Of all the lines in these entries, how many contain the string "this"? Give only that count.

- _The data_
* begin *
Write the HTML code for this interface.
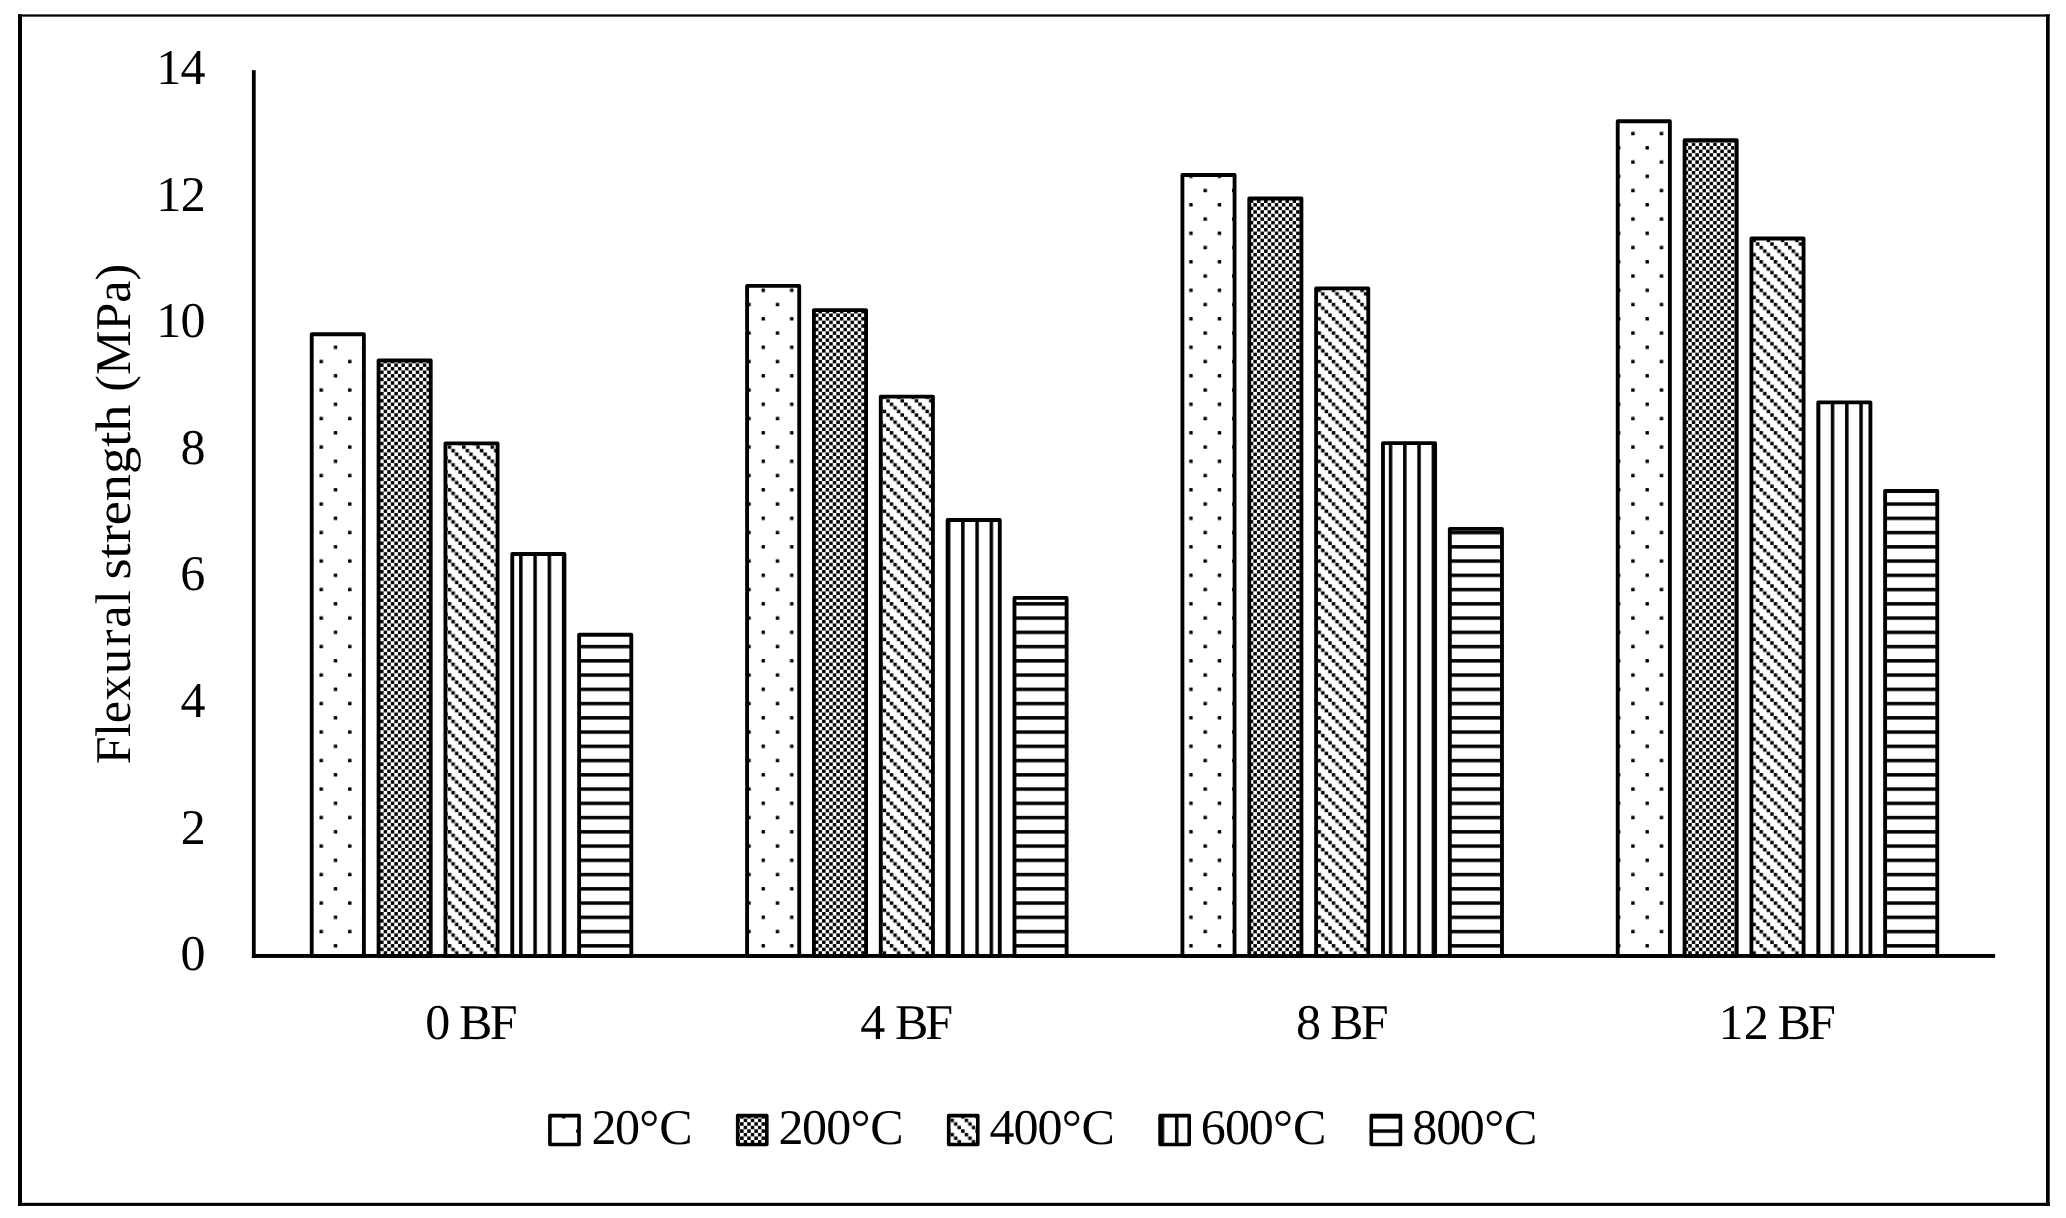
* end *
* begin *
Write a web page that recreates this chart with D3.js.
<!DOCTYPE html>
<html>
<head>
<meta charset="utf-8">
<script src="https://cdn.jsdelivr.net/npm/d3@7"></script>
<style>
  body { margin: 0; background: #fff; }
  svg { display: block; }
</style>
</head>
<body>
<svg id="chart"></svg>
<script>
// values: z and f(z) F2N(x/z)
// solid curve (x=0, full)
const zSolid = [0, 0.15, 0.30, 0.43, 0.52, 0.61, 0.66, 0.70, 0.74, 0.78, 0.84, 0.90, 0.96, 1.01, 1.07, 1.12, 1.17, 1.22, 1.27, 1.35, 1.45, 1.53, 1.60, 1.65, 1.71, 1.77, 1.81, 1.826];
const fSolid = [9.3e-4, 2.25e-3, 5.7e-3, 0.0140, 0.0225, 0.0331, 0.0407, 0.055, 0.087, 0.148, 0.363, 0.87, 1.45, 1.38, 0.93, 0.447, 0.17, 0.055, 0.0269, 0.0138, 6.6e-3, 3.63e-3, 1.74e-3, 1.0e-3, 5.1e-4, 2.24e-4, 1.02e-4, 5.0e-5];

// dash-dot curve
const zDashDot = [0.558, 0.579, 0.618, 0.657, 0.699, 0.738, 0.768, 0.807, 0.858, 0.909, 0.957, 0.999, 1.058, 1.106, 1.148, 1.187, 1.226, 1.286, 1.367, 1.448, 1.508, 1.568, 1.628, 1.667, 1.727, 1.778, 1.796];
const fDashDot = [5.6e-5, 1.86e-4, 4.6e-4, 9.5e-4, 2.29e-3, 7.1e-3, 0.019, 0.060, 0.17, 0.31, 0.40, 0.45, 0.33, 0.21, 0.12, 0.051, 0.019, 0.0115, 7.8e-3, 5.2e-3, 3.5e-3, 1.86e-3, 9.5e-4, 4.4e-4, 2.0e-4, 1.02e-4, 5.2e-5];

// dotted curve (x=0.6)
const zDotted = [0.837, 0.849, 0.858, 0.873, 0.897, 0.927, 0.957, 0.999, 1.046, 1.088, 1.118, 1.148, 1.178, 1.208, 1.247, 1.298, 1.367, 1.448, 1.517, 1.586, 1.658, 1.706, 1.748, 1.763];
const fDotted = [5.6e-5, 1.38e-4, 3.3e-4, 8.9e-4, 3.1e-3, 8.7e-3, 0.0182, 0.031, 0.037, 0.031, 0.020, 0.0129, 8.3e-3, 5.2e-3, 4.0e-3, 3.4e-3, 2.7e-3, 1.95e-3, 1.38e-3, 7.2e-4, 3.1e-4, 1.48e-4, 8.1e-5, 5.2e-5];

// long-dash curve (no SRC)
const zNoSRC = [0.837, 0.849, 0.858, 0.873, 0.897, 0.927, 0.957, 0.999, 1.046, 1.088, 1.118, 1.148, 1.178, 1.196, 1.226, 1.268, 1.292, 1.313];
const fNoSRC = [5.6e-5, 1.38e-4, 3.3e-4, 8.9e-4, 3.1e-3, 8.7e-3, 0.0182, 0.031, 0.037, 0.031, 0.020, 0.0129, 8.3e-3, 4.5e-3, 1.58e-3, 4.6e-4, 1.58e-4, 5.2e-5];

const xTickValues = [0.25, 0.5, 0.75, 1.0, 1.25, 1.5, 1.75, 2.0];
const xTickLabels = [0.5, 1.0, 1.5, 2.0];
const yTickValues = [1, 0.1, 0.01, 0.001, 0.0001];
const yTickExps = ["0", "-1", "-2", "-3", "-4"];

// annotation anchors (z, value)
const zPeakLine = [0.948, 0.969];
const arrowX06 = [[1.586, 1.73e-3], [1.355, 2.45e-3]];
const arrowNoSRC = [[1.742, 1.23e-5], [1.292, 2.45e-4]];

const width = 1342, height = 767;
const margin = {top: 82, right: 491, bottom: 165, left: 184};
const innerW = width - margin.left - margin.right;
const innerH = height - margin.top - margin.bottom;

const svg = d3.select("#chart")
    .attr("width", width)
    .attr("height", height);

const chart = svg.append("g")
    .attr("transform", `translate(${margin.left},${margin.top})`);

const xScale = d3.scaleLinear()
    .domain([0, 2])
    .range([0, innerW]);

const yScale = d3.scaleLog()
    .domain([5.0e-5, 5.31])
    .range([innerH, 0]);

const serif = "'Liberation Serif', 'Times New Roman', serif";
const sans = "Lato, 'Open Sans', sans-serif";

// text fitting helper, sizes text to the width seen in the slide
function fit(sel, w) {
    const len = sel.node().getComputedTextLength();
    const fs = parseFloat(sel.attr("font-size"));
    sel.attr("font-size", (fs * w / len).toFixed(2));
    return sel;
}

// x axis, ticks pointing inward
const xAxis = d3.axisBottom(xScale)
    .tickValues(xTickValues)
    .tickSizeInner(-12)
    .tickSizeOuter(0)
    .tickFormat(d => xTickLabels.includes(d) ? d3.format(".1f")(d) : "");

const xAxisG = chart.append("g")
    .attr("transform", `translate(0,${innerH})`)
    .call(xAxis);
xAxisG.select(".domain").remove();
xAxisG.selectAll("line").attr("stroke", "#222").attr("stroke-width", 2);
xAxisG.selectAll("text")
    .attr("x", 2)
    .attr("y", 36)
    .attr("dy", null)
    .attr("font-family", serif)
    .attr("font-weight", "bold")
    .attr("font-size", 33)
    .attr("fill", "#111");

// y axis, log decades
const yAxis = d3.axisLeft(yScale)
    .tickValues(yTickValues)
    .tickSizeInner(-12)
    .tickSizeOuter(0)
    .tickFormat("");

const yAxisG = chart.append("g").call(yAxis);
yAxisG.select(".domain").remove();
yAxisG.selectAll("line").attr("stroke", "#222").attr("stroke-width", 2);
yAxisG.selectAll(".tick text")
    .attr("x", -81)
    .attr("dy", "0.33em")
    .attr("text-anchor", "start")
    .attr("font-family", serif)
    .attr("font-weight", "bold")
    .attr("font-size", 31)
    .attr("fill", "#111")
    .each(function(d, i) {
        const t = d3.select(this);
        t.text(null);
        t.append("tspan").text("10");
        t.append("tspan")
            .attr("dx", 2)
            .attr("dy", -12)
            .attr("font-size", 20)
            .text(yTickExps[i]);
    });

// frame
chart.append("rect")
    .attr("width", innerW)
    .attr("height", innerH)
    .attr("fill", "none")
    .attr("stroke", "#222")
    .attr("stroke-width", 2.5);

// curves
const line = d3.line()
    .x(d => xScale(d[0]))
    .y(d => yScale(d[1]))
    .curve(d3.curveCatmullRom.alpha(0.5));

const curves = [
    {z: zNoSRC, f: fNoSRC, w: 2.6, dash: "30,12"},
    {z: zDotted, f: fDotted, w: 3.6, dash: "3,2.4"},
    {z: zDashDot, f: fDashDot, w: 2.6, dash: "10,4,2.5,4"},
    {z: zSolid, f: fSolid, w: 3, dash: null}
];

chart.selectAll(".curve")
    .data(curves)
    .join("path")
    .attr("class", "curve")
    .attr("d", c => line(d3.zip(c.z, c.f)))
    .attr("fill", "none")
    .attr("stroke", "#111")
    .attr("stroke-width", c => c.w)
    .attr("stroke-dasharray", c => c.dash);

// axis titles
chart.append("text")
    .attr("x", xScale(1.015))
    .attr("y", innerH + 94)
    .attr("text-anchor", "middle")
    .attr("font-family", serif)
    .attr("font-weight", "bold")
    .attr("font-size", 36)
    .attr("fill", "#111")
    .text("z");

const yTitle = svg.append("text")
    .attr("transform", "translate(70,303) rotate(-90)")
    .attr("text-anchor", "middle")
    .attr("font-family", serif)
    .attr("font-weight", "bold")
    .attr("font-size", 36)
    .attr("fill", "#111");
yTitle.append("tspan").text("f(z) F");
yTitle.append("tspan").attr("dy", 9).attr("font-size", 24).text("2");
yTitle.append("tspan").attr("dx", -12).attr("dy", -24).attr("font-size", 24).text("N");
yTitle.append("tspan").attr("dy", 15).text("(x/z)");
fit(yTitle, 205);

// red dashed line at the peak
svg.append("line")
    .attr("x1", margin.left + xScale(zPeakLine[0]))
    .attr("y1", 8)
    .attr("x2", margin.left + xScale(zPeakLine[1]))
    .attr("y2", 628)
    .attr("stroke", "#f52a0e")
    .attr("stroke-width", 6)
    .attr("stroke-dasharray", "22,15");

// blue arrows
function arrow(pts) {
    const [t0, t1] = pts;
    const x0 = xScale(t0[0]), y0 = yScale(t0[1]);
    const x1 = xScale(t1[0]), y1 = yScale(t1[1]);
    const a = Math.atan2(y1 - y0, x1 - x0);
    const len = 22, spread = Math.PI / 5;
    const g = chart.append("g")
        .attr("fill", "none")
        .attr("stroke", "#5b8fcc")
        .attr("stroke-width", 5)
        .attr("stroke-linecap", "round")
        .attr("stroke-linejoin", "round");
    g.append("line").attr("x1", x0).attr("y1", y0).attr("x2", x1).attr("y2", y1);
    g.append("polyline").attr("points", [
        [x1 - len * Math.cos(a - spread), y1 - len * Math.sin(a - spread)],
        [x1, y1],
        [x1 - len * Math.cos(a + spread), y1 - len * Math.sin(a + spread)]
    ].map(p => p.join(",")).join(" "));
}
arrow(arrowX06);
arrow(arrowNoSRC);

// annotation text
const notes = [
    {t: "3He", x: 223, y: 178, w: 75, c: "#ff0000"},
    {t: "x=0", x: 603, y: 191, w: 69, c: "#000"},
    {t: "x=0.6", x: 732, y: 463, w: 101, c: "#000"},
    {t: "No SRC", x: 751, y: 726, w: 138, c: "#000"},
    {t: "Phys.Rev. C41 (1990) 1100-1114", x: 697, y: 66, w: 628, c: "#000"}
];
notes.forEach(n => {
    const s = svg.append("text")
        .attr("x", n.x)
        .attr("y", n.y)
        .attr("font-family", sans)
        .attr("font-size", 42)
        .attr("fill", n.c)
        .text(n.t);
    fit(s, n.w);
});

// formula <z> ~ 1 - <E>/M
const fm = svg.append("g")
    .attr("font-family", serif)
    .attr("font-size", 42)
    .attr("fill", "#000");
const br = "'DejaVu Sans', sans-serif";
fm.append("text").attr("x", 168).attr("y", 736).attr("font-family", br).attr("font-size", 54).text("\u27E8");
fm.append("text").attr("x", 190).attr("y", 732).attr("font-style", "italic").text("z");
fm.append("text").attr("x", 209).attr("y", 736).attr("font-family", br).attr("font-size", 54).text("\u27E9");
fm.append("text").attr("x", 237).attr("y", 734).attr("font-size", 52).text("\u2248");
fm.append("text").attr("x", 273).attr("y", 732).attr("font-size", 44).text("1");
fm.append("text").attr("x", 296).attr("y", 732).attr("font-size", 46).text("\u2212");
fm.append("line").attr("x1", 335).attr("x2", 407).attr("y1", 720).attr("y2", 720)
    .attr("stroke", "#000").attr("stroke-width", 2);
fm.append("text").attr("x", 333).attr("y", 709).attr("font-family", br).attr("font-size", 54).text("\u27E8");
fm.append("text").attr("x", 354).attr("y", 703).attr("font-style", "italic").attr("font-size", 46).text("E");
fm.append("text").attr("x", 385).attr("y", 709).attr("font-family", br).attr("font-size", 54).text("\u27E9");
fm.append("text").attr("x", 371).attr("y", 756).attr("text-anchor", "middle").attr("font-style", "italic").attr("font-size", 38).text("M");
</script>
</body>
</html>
* end *
* begin *
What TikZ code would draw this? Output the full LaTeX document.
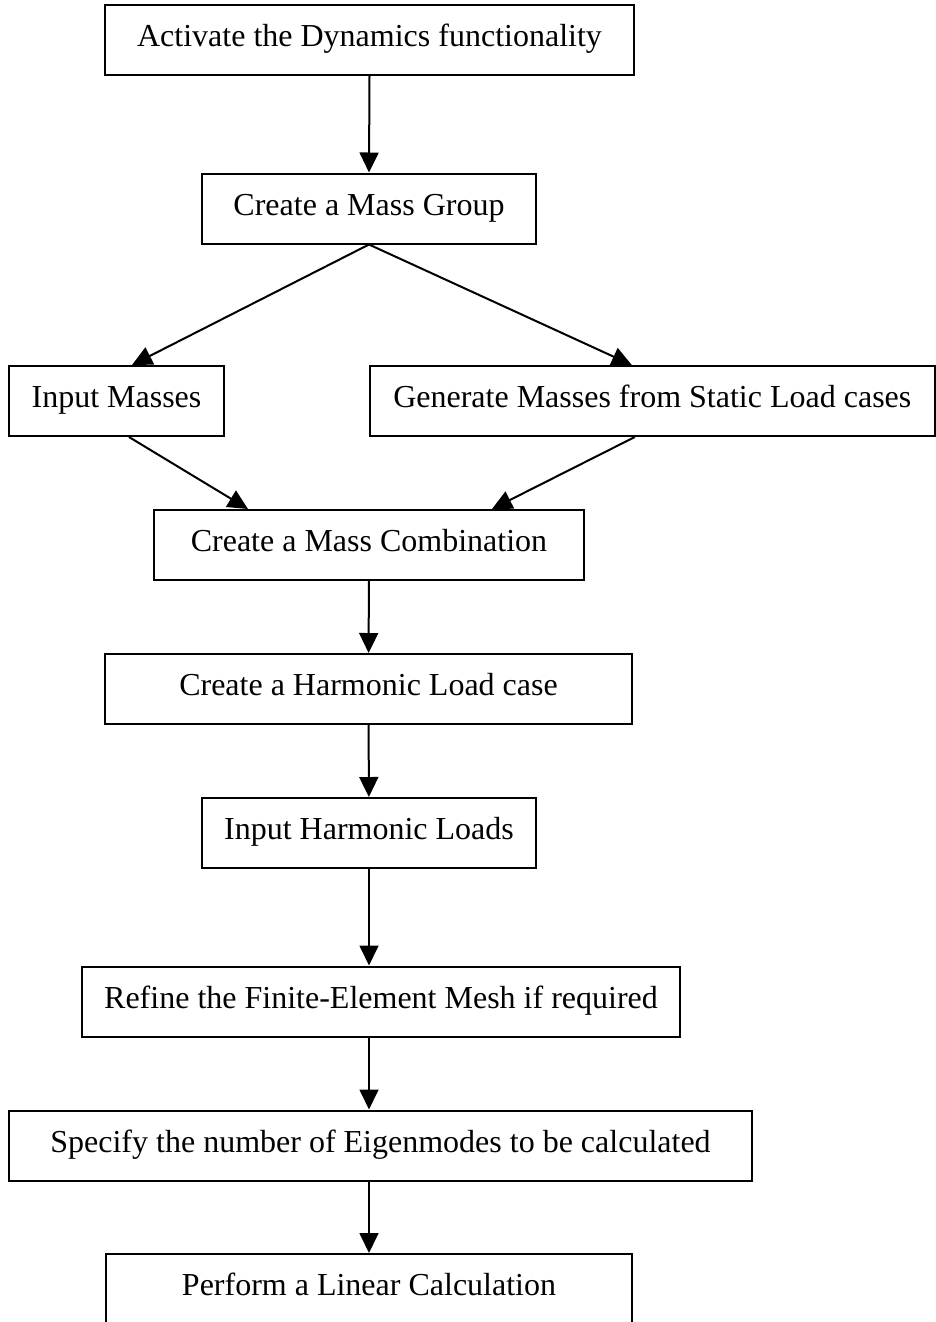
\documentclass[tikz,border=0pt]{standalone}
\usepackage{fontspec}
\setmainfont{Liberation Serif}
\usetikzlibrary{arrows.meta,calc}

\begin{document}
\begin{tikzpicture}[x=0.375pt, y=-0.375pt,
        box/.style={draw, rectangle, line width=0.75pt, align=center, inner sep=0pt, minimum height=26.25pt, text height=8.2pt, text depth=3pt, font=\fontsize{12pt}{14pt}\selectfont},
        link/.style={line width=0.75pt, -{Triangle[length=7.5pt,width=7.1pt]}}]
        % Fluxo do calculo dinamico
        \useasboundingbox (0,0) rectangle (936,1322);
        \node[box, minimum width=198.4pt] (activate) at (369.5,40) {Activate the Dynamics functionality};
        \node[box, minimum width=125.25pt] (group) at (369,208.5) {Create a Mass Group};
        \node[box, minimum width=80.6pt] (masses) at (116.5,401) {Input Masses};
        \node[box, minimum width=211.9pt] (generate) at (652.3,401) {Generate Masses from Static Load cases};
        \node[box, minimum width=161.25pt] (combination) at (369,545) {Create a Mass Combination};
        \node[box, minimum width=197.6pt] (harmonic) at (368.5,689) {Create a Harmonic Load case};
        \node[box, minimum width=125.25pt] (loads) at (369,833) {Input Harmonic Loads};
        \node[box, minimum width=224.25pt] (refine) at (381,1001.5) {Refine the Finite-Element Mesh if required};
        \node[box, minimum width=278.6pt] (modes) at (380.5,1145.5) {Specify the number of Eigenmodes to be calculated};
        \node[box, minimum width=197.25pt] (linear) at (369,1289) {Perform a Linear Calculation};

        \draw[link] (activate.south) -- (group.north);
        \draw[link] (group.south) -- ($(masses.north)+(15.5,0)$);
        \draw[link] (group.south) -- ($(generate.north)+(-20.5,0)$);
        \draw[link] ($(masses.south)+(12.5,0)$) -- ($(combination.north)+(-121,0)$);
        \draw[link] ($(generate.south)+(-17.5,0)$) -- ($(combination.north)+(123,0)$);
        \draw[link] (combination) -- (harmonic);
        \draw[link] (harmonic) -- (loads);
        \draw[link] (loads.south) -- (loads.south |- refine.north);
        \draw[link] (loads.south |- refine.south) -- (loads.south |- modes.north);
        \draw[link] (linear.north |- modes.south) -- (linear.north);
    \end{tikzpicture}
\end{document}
* end *
- _Task response_
4